Weekend Movies: Five Reasons to Watch Miracle on 34th Street (1947)
It occurred to me that for a film analysis site, I don’t often go back to some of the oldies but goodies. I need to correct that and be better, because older films have something to say and can be just as enjoyable as the newer fare (if not more so in some cases). Take, for example, 1947’s Miracle on 34th Street. Director George Seaton gave us a tale of a department store Santa (Edmund Gwenn) who engages in a legal battle to have himself declared the real Santa Claus. As if that doesn’t sound adorable enough, here are five reasons to watch it this weekend.
#1 – SANTA!!!!!!!!
I was one of the kids that didn’t want to let Santa go. I was in the fourth grade – one of the last in the group – when I finally let go of the ghost. But man, what a ride. Here’s the thing though: when you see Gwenn as Santa, it suddenly becomes real again. You’re a little kid, and there’s the promise that something will be under your tree. You’re hopeful that there’s a spark of magic in the world. For me, I hope that spark extends to others as well – which is why something like Toys For Tots is crucial. When you’re a kid, Santa is magic. A film like this brings back Santa. So hang on to that feeling, and share it: be Santa for someone who needs it.
#2 – Logical parenthood
Macy’s Event Director Doris Walker (Maureen O’Hara) raises her daughter, Susan (Natalie Wood), with logic. There is no make-believe or day-dreaming, just facts. Admittedly, it seems a bit drab and spirit-killing, but not everyone gets fairy tales growing up – some kids have reality thrust upon them from a young age. Before anyone decries this, take a look at the intentions and think about the perspective. Not everyone buys into the magic of the season. It’s not bad; just different, and worth a moment’s pause.

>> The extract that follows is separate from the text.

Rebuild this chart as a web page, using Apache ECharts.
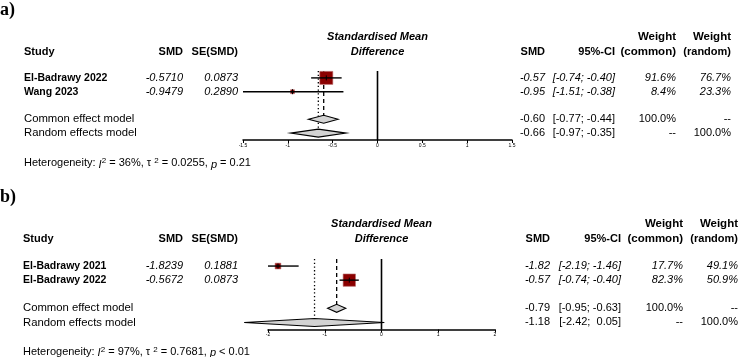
<!DOCTYPE html>
<html>
<head>
<meta charset="utf-8">
<script src="https://cdn.jsdelivr.net/npm/echarts@6/dist/echarts.min.js"></script>
<style>
html,body{margin:0;padding:0;background:#fff;}
#main{width:740px;height:357px;}
</style>
</head>
<body>
<div id="main"></div>
<script>
// ---- panel a) ----
var studiesA = ['El-Badrawy 2022', 'Wang 2023'];
var smdA = [-0.5710, -0.9479];
var seA = [0.0873, 0.2890];
var loA = [-0.74, -1.51];
var hiA = [-0.40, -0.38];
var wComA = [91.6, 8.4];
var wRanA = [76.7, 23.3];
var modelEstA = [-0.60, -0.66];
var modelLoA = [-0.77, -0.97];
var modelHiA = [-0.44, -0.35];
var hetA = ['36%', '0.0255', '= 0.21'];

// ---- panel b) ----
var studiesB = ['El-Badrawy 2021', 'El-Badrawy 2022'];
var smdB = [-1.8239, -0.5672];
var seB = [0.1881, 0.0873];
var loB = [-2.19, -0.74];
var hiB = [-1.46, -0.40];
var wComB = [17.7, 82.3];
var wRanB = [49.1, 50.9];
var modelEstB = [-0.79, -1.18];
var modelLoB = [-0.95, -2.42];
var modelHiB = [-0.63, 0.05];
var hetB = ['97%', '0.7681', '< 0.01'];

var models = ['Common effect model', 'Random effects model'];
var axisA = {min: -1.5, max: 1.5, interval: 0.5};
var axisB = {min: -2, max: 2, interval: 1};

var FONT = 'Liberation Sans, Arial, Helvetica, sans-serif';
var chart = echarts.init(document.getElementById('main'));

// rows: studies at 1,2 ; common 4 ; random 5
function buildData(smd, lo, hi, wCom, mEst, mLo, mHi) {
  var d = [];
  // zero line, dashed common line, dotted random line
  d.push([2, 0, 0.5, 0.5, 5.5, 0]);
  d.push([2, mEst[0], 0.5, 0.5, 4, 1]);
  d.push([2, mEst[1], 0.5, 0.5, 5, 2]);
  for (var i = 0; i < smd.length; i++) {
    d.push([0, smd[i], i + 1, lo[i], hi[i], 1.36 * Math.sqrt(wCom[i])]);
  }
  d.push([1, mEst[0], 4, mLo[0], mHi[0], 0]);
  d.push([1, mEst[1], 5, mLo[1], mHi[1], 0]);
  return d;
}

function makeRender(ax) {
  return function (params, api) {
    var kind = api.value(0);
    var x = api.value(1), row = api.value(2), lo = api.value(3), hi = api.value(4), extra = api.value(5);
    if (kind === 2) {
      var p0 = api.coord([x, lo]);
      var p1 = api.coord([x, hi]);
      var end = extra === 0 ? p1[1] : p1[1] - 4;
      return {
        type: 'line',
        shape: {x1: p0[0], y1: p0[1], x2: p1[0], y2: end},
        style: {stroke: '#000', lineWidth: extra === 0 ? 1.6 : 1.3,
          lineDash: extra === 1 ? [4, 3] : (extra === 2 ? [1.3, 2.4] : null)}
      };
    }
    var c = api.coord([x, row]);
    var y = c[1];
    if (kind === 0) {
      var x0 = api.coord([Math.max(lo, ax.min), row])[0];
      var x1 = api.coord([Math.min(hi, ax.max), row])[0];
      var s = extra;
      return {
        type: 'group',
        children: [
          {type: 'rect', shape: {x: c[0] - s / 2, y: y - s / 2, width: s, height: s},
            style: {fill: '#8b0000', stroke: '#b86a6a', lineWidth: 0.6}},
          {type: 'line', shape: {x1: x0, y1: y, x2: x1, y2: y},
            style: {stroke: '#000', lineWidth: 1.4}},
          {type: 'line', shape: {x1: c[0], y1: y - 2.5, x2: c[0], y2: y + 2.5},
            style: {stroke: '#000', lineWidth: 1}}
        ]
      };
    }
    var l = api.coord([lo, row])[0];
    var h = api.coord([hi, row])[0];
    return {
      type: 'polygon',
      shape: {points: [[l, y], [c[0], y - 4], [h, y], [c[0], y + 4]]},
      style: {fill: '#d3d3d3', stroke: '#000', lineWidth: 1.1}
    };
  };
}

function xAxisFor(ax, gi) {
  return {
    type: 'value', gridIndex: gi, min: ax.min, max: ax.max, interval: ax.interval,
    axisLine: {show: true, onZero: false, lineStyle: {color: '#000', width: 1.5}},
    axisTick: {show: true, length: 3, lineStyle: {color: '#000', width: 1}},
    axisLabel: {fontSize: 5, margin: 3, color: '#000', fontFamily: FONT},
    splitLine: {show: false}
  };
}

chart.setOption({
  animation: false,
  backgroundColor: '#fff',
  grid: [
    {left: 243, right: 228, top: 71, bottom: 217},
    {left: 268, right: 245, top: 259, bottom: 27.5}
  ],
  xAxis: [xAxisFor(axisA, 0), xAxisFor(axisB, 1)],
  yAxis: [
    {type: 'value', gridIndex: 0, min: 0.5, max: 5.5, inverse: true, show: false},
    {type: 'value', gridIndex: 1, min: 0.5, max: 5.5, inverse: true, show: false}
  ],
  series: [
    {type: 'custom', xAxisIndex: 0, yAxisIndex: 0, encode: {x: [1, 3, 4], y: 2},
      renderItem: makeRender(axisA), data: buildData(smdA, loA, hiA, wComA, modelEstA, modelLoA, modelHiA)},
    {type: 'custom', xAxisIndex: 1, yAxisIndex: 1, encode: {x: [1, 3, 4], y: 2},
      renderItem: makeRender(axisB), data: buildData(smdB, loB, hiB, wComB, modelEstB, modelLoB, modelHiB)}
  ]
});

// ---- text table ----
function fmt(v) { return (v >= 0 ? ' ' : '') + v.toFixed(2); }
function txt(x, y, s, align, weight, style, size) {
  return {type: 'text', x: x, y: y, silent: true,
    style: {text: s, fill: '#000', align: align || 'left', verticalAlign: 'middle',
      fontFamily: FONT, fontSize: size || 11, fontWeight: weight || 'normal', fontStyle: style || 'normal'}};
}

function panelText(gi, cols, studies, smd, se, lo, hi, wCom, wRan, mEst, mLo, mHi, het, tag, tagY) {
  var Y = function (r) { return chart.convertToPixel({gridIndex: gi}, [0, r])[1]; };
  var zx = chart.convertToPixel({gridIndex: gi}, [0, 1])[0];
  var g = [];
  g.push({type: 'text', x: 0, y: tagY, silent: true,
    style: {text: tag, fill: '#000', verticalAlign: 'middle', fontFamily: 'Liberation Serif, Times New Roman, serif',
      fontSize: 18, fontWeight: 'bold'}});
  var hr = cols.hdr;
  g.push(txt(cols.study, Y(hr), 'Study', 'left', 'bold'));
  g.push(txt(cols.smd, Y(hr), 'SMD', 'right', 'bold'));
  g.push(txt(cols.se, Y(hr), 'SE(SMD)', 'right', 'bold'));
  g.push(txt(zx, Y(hr - 1.05), 'Standardised Mean', 'center', 'bold', 'italic'));
  g.push(txt(zx, Y(hr), 'Difference', 'center', 'bold', 'italic'));
  g.push(txt(cols.est, Y(hr), 'SMD', 'right', 'bold'));
  g.push(txt(cols.ci, Y(hr), '95%-CI', 'right', 'bold'));
  g.push(txt(cols.wc, Y(hr - 1.05), 'Weight', 'right', 'bold', 'normal', 11.5));
  g.push(txt(cols.wc, Y(hr), '(common)', 'right', 'bold', 'normal', 11.5));
  g.push(txt(cols.wr, Y(hr - 1.05), 'Weight', 'right', 'bold', 'normal', 11.5));
  g.push(txt(cols.wr, Y(hr), '(random)', 'right', 'bold'));
  for (var i = 0; i < studies.length; i++) {
    var y = Y(i + 1);
    g.push(txt(cols.study, y, studies[i], 'left', 'bold', 'normal', 10.5));
    g.push(txt(cols.smd, y, smd[i].toFixed(4), 'right', 'normal', 'italic'));
    g.push(txt(cols.se, y, se[i].toFixed(4), 'right', 'normal', 'italic'));
    g.push(txt(cols.est, y, smd[i].toFixed(2), 'right', 'normal', 'italic'));
    g.push(txt(cols.ci, y, '[' + fmt(lo[i]) + '; ' + fmt(hi[i]) + ']', 'right', 'normal', 'italic'));
    g.push(txt(cols.wc, y, wCom[i].toFixed(1) + '%', 'right', 'normal', 'italic'));
    g.push(txt(cols.wr, y, wRan[i].toFixed(1) + '%', 'right', 'normal', 'italic'));
  }
  for (var m = 0; m < 2; m++) {
    var ym = Y(4 + m);
    g.push(txt(cols.study, ym, models[m], 'left', 'normal', 'normal', 11.3));
    g.push(txt(cols.est, ym, mEst[m].toFixed(2), 'right'));
    g.push(txt(cols.ci, ym, '[' + fmt(mLo[m]) + '; ' + fmt(mHi[m]) + ']', 'right'));
    g.push(txt(cols.wc, ym, m === 0 ? '100.0%' : '--', 'right'));
    g.push(txt(cols.wr, ym, m === 1 ? '100.0%' : '--', 'right'));
  }
  g.push({type: 'text', x: cols.study, y: Y(cols.het), silent: true,
    style: {
      text: 'Heterogeneity: {i|I}{s|2} = ' + het[0] + ', \u03c4 {s|2} = ' + het[1] + ', {i|p} ' + het[2],
      fill: '#000', verticalAlign: 'middle', fontFamily: FONT, fontSize: 11,
      rich: {
        i: {fontStyle: 'italic', fontFamily: FONT, fontSize: 11, verticalAlign: 'bottom'},
        s: {fontSize: 8, fontFamily: FONT, verticalAlign: 'top', padding: [0, 0, 5, 0]}
      }
    }});
  return g;
}

var colsA = {study: 24, smd: 183, se: 238, est: 545, ci: 615, wc: 676, wr: 731, hdr: -0.9, het: 7.2};
var colsB = {study: 23, smd: 183, se: 238, est: 550, ci: 621, wc: 683, wr: 738, hdr: -0.95, het: 7.1};

chart.setOption({
  graphic: panelText(0, colsA, studiesA, smdA, seA, loA, hiA, wComA, wRanA, modelEstA, modelLoA, modelHiA, hetA, 'a)', 10)
    .concat(panelText(1, colsB, studiesB, smdB, seB, loB, hiB, wComB, wRanB, modelEstB, modelLoB, modelHiB, hetB, 'b)', 197))
});
</script>
</body>
</html>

#3 – The great American tradition: lawsuits
We do love to sue people in the United States. Gwenn’s Kris Kringle sets out on a quest to prove that he’s Santa Claus. He’s able to convince the general public, but there’s a pesky clinician named Granville Sawyer (played by the equally nefariously-named Porter Hall) who’s out to stop him. Can the plucky Kringle prove he’s the true Saint Nick? Will he be legally declared Santa? Only the American Justice System can determine that. Lord help us all.
#4 – Maureen O’Hara
Shit was O’Hara graceful in a way I could never pull off. On top of that, she played a woman who was not only divorced, but was raising a daughter in a realistic fashion and working a successful gig at a department store in 1947. Think about that one: a single mother making bank at a prestigious job in the big city, raising a kid with realistic expectations and an enquiring mind. Hollywood liked their women to be respectable stay-at-home moms who made life look effortless, not working mothers who told their kids that fairy tales were crap. She also refused to take crap behind the scenes too – John Wayne famously called her “the greatest guy I ever met.” I tip my hat to you, Maureen.
#5 – Little Natalie Wood
Natalie Wood was nine years old in this film. That child was adorable, and you could tell that she was something special. Watching her grow up onscreen is a wild experience, and it must have been even more so for her. She plays the part of Susan, who’s been taught not to believe, as the most wondrous thing of all: a child who is seeing it all for the first time. Not all child actors can do that, so when you see a good one, appreciate it.
It’s Christmastime – you know this film is being shown somewhere on basic cable.